Im Nordwest-Zentrum haben sich vor allem CDU-nahe Pädagogen gesetzteren Alters versammelt. Sie verzeihen dem jungen Mann sogar Verbalinjurien, als er das Klima in hessischen Schulen „beschissen“ nennt. Mit der Bildungspolitik hat die CDU in Hessen schon einmal eine Wahl gewonnen, mit nur 11.389 Stimmen Vorsprung siegte Walter Wallmann 1987. Der Abstand bei der letzten Landtagswahl 1995 war umgekehrt knapp.
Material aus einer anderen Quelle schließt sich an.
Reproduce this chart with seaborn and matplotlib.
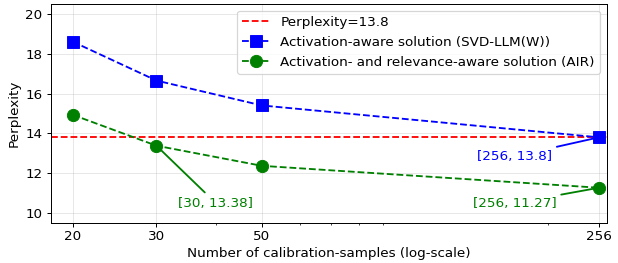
import numpy as np
import pandas as pd
import matplotlib
matplotlib.use("Agg")
import matplotlib.pyplot as plt
import matplotlib.ticker as mticker
import seaborn as sns

samples = [20, 30, 50, 256]
ppl_svd = [18.6, 16.65, 15.4, 13.8]
ppl_air = [14.93, 13.38, 12.37, 11.27]
ref_ppl = 13.8

df = pd.DataFrame({"samples": samples, "svd": ppl_svd, "air": ppl_air})

plt.rcParams["font.family"] = ["DejaVu Sans"]

fig, ax = plt.subplots(figsize=(7.0, 2.98), dpi=88.29)
fig.subplots_adjust(left=0.0825, right=0.982, bottom=0.152, top=0.985)

ax.axhline(ref_ppl, color="red", linestyle="--", linewidth=1.5,
           label="Perplexity=13.8")
sns.lineplot(data=df, x="samples", y="svd", ax=ax, color="blue",
             marker="s", markersize=10, linestyle="--", linewidth=1.5,
             markeredgecolor="blue",
             label="Activation-aware solution (SVD-LLM(W))")
sns.lineplot(data=df, x="samples", y="air", ax=ax, color="green",
             marker="o", markersize=10, linestyle="--", linewidth=1.5,
             markeredgecolor="green",
             label="Activation- and relevance-aware solution (AIR)")

ax.set_xscale("log")
ax.set_xlim(18, 266)
ax.set_ylim(9.5, 20.5)
ax.set_xticks(samples)
ax.xaxis.set_major_formatter(mticker.ScalarFormatter())
ax.xaxis.set_minor_formatter(mticker.NullFormatter())
ax.set_yticks([10, 12, 14, 16, 18, 20])
ax.tick_params(labelsize=11)
ax.tick_params(axis="x", pad=2.5)
ax.grid(True, which="major", alpha=0.3)

ax.annotate("[30, 13.38]", xy=(30, 13.38), xytext=(40, 10.5),
            color="green", ha="center", va="center", fontsize=11,
            arrowprops=dict(arrowstyle="-", color="green", lw=1.5))
ax.annotate("[256, 13.8]", xy=(256, 13.8), xytext=(170, 12.85),
            color="blue", ha="center", va="center", fontsize=11,
            arrowprops=dict(arrowstyle="-", color="blue", lw=1.5))
ax.annotate("[256, 11.27]", xy=(256, 11.27), xytext=(170, 10.5),
            color="green", ha="center", va="center", fontsize=11,
            arrowprops=dict(arrowstyle="-", color="green", lw=1.5))

ax.set_xlabel("Number of calibration-samples (log-scale)", fontsize=11,
              labelpad=3)
ax.set_ylabel("Perplexity", fontsize=11)
ax.legend(loc="upper right", fontsize=11)

plt.savefig("out.png")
Die rot-grüne Koalition lag mit einem Vorsprung von 1,2 Prozent hauchdünn vorn.

44.000 Menschen im Schuldienst, und auch Eltern und Jugendliche gehen wählen, Chefsache also. Da macht Koch sogar Zugeständnisse beim zweiten Standbein Sicherheitspolitik. Für die soll es erst dann mehr Geld geben, wenn 4.000 Lehrerstellen neu- und umbesetzt sind.

Besonders scharfe Angriffe richtet Koch gerne gegen den grünen Landesjustizminister Rupert von Plottnitz. Koch erinnert sich an dessen Amtsübernahme: „Ich dachte, er werde vom Ansatz wie vom Ton her die bürgerlichen Kreise ansprechen.“ Statt dessen aber sei Plottnitz „in die äußerte linke Ecke marschiert“. Nein, eine Feindschaft unter Juristen sei das nicht. Auch wenn Kochs Vater vier Jahre lang Justizminister im Kabinett von Walter Wallmann war, eine Zeit, in der der Abgeordnete Roland Koch immer nur „kleiner Koch“ genannt wurde.

Koch studierte ebenfalls Jura und machte sein Staatsexamen in der kürzest möglichen Zeit. Seine Parteikarriere begann er als Vierzehnjähriger mit Gründung einer Ortsgruppe der Jungen Union in Eschborn. Ein Kommilitone sagte schon damals über ihn, er studiere „nur auf Bundeskanzler“.

Roland Koch versichert seit seiner Wahl ins Bonner Parteipräsidium der CDU immer wieder, daß Hessen für ihn Vorrang hat. Er hofft, daß Rot-Grün nach dem Sieg in Bonn in den Ländern Stimmen verliert, sozusagen in ausgleichender Gerechtigkeit. Den Vorwurf, daß er ebenso farblos scheine wie sein amtierender Gegner Eichel, kontert er mit der Bemerkung, er wolle nicht „wegen seiner Schönheit“ gewählt werden, aber: „Regierungen werden wegen ihrer Häßlichkeit abgewählt.“

Bis dahin tingelt Kämpfer Koch unermüdlich durch die Medien und über Land und greift an. Wenn es sein muß, auch mit Backpulver. 100.000 Hefte mit Koch'schen Plätzchenrezepten und je einem Tütchen des Treibmittels werden im Advent in Wiesbaden verteilt.